Jesse’s ending intensifies that ambiguity. His scream as he drives away is not simple joy. It is shock, grief, release, and disbelief all at once. Freedom is real, but it arrives through trauma. That emotional complexity keeps the finale from becoming neat.
What the title “Felina” is doing
The title has generated years of discussion because it seems to invite layered reading. Some viewers hear “felina” as an echo of “finale.” Others connect it to the Marty Robbins song “El Paso,” which matters because the song’s emotional and western imagery fit the show’s desert fatalism. There has also long been a fan reading of the title through elemental abbreviations, though the series itself does not require that interpretation for the ending to work.
The important point is not solving the title like a puzzle box. It is understanding how well it suits the episode’s mood. “Felina” sounds fatalistic, stylized, and slightly mythic. The finale needs that texture because it is not merely wrapping up logistics. It is staging the last movement of Walt’s self-created legend while simultaneously puncturing it.
What the ending sets up next
At the time the finale aired, the story felt complete because the central moral arc was complete. Walt was dead, the empire was gone, and Jesse was free. But the ending also left room for further storytelling from other perspectives. That space was later used by El Camino, which follows Jesse’s immediate escape and its emotional consequences, and by Better Call Saul, which deepens many of the character and institutional threads feeding into Breaking Bad.
The finale does not depend on those later works to make sense. It already stands as a complete ending. But what it sets up is a world where Walt is no longer the center. That shift is crucial. Once Walt dies, the franchise can ask what survival looks like for the people who had to live through him. Jesse becomes the obvious case. Saul becomes another. In that sense, the ending closes the Heisenberg myth and opens the aftermath.
The biggest misunderstanding about the ending
The biggest misunderstanding is that the finale proves Walt “won.” He did not. He succeeded tactically in a few final goals, but strategically and morally he lost almost everything that mattered. He did not preserve a family. He did not build a legacy worthy of the intelligence he worshiped. He did not outsmart consequence. He merely stayed dangerous until the end.

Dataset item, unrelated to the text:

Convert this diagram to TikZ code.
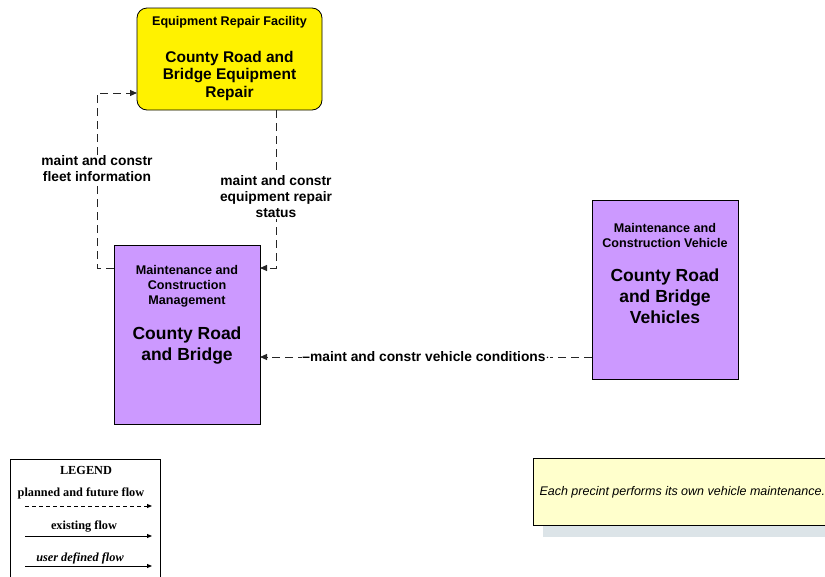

Another misunderstanding is that the finale turns Walt into a redeemed antihero because he saves Jesse and admits the truth. The series is more disciplined than that. It gives him lucidity, not innocence. That distinction is essential. The ending is powerful because it allows a dying man one final act of clarity and one final act of capability while still leaving the audience with the full weight of what he became.
The real meaning of the Breaking Bad ending
The real meaning of the Breaking Bad ending is that self-knowledge arrives only when Walt can no longer convert it into a new performance. Throughout the series he is always reframing, explaining, bargaining, or intimidating. In the finale, the space for further manipulation collapses. What remains is the man, the damage, the confession, and the place he chose to die.
That is why the ending continues to hold up. It resolves plot expertly, but more importantly it resolves identity. Walt does not die as a misunderstood provider, a folk hero, or a purely monstrous cartoon. He dies as a brilliant, pride-driven man who finally admits that power itself had become the point. Jesse’s escape then completes the moral contrast. Walt ends inside the world he built. Jesse gets out of it.
For viewers moving through the wider TV Shows archive or the Ending Explained TV section, that is the lasting power of the finale. It gives closure without false comfort, action without moral confusion, and one of television’s cleanest answers to a long-running question: who was Walter White, really? By the end, the series no longer lets him hide.